Deferring to the role of a jury in resolving questions of competing scientific theories, a California appeals court upheld a trial court’s ruling allowing expert testimony based on the “every exposure” theory, calling it “the subject of legitimate scientific debate.” See Davis v. Honeywell Int’l Inc., 199 Cal.Rptr.3d 583 (Cal. Ct. App. 2016).
The U.S. Court of Appeals for the Fifth Circuit upheld a trial court’s decision to exclude expert testimony that exposure to gasoline caused acute myeloid leukemia (“AML”) in a former gas station attendant and mechanic, highlighting the importance of the distinction between a product and its component parts in exposure cases. See Burst v. Shell Oil Co., 2016 WL 2989261 (5th Cir. May 23, 2016). (Our prior coverage of the trial court ruling is available here.)
In the most recent case stemming from the 1984 chemical plant leak in Bhopal, India, the U.S. Court of Appeals for the Second Circuit further clarified the circumstances in which an entity other than the owner or operator of a site may be liable at common law for a chemical release at that site. See Sahu v. Union Carbide Corporation, No. 14-3087-cv (2d Cir. May 24, 2016). Plaintiffs claimed property damage from leaks from a waste storage facility at the Union Carbide India Limited (“UCIL”) plant in Bhopal, and sued Union Carbide Corporation (“UCC”), a majority stockholder in UCIL, for nuisance, trespass, strict liability, and negligence.
Illustrating the difficulty in pursuing a multiple chemical sensitivity (MCS) claim, a New York appeals court upheld dismissal of Plaintiff’s toxic tort claim because he failed to establish a causal link between chemical exposure and his symptoms. See Abrams v. Related, L.P., 2016 BL 91070 (N.Y. App. Div. March 24, 2016).

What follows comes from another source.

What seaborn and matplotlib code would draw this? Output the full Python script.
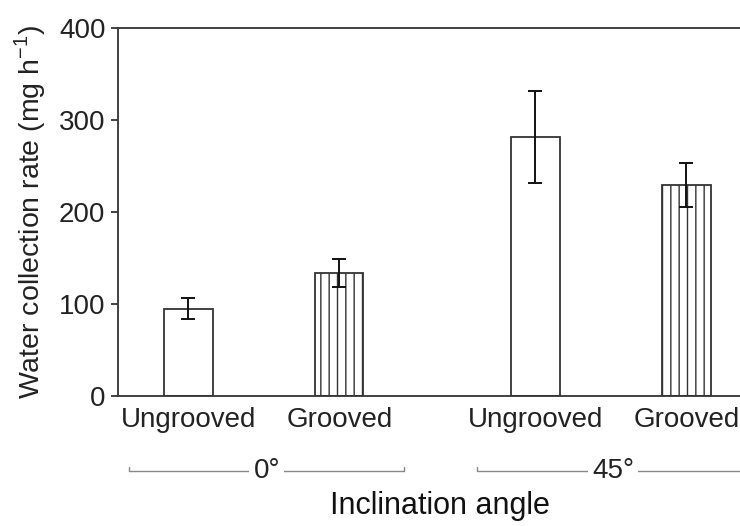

In a case that highlights the complexity of structuring class actions, the U.S. Court of Appeals for the Eighth Circuit reversed a trial court’s decision to certify a class claiming damages from trichloroethylene (TCE) contamination. See Ebert v. Gen Mills, Inc., 823 F.3d 472 (8th Cir. 2016). The Eighth Circuit held that the trial court abused its discretion by narrowing the putative class and the issues before the court.
STATUTE OF LIMITATIONS
In an opinion that reinforces the importance of the statute of limitations to defendants, the Vermont Supreme Court upheld a trial court’s decision that the State’s claims of a “generalized injury” from methyl tertiary butyl ether (“MTBE”) groundwater contamination were time-barred under Vermont law. See State of Vermont v. Atlantic Richfield Co., 2016 VT 61 (May 27, 2016). The State brought suit in 2014, alleging that gasoline refiners and marketers were liable for knowingly distributing gasoline containing the oxygenate, which then leaked into groundwater across the state.
In a case that highlights the importance of careful pleading in toxic tort cases, a New York federal court revived a landowner’s nuisance claim related to gasoline contamination, to the extent the Plaintiff sought injunctive relief. See Plumbing Supply, LLC v. ExxonMobil Oil Corp., 14-cv-3674 (S.D.N.Y. May 27, 2016).
A Missouri federal court denied a ball bearings manufacturer’s request for a new trial after a jury hit it with $20.6 million in compensatory and punitive damages in a trichloroethylene (“TCE”) exposure case, and the Court denied Defendants’ request for a new trial. Kirk v. Schaeffler Group USA, Inc., No. 3:13-cv-5032 (W.D. Mo. July 13, 2016).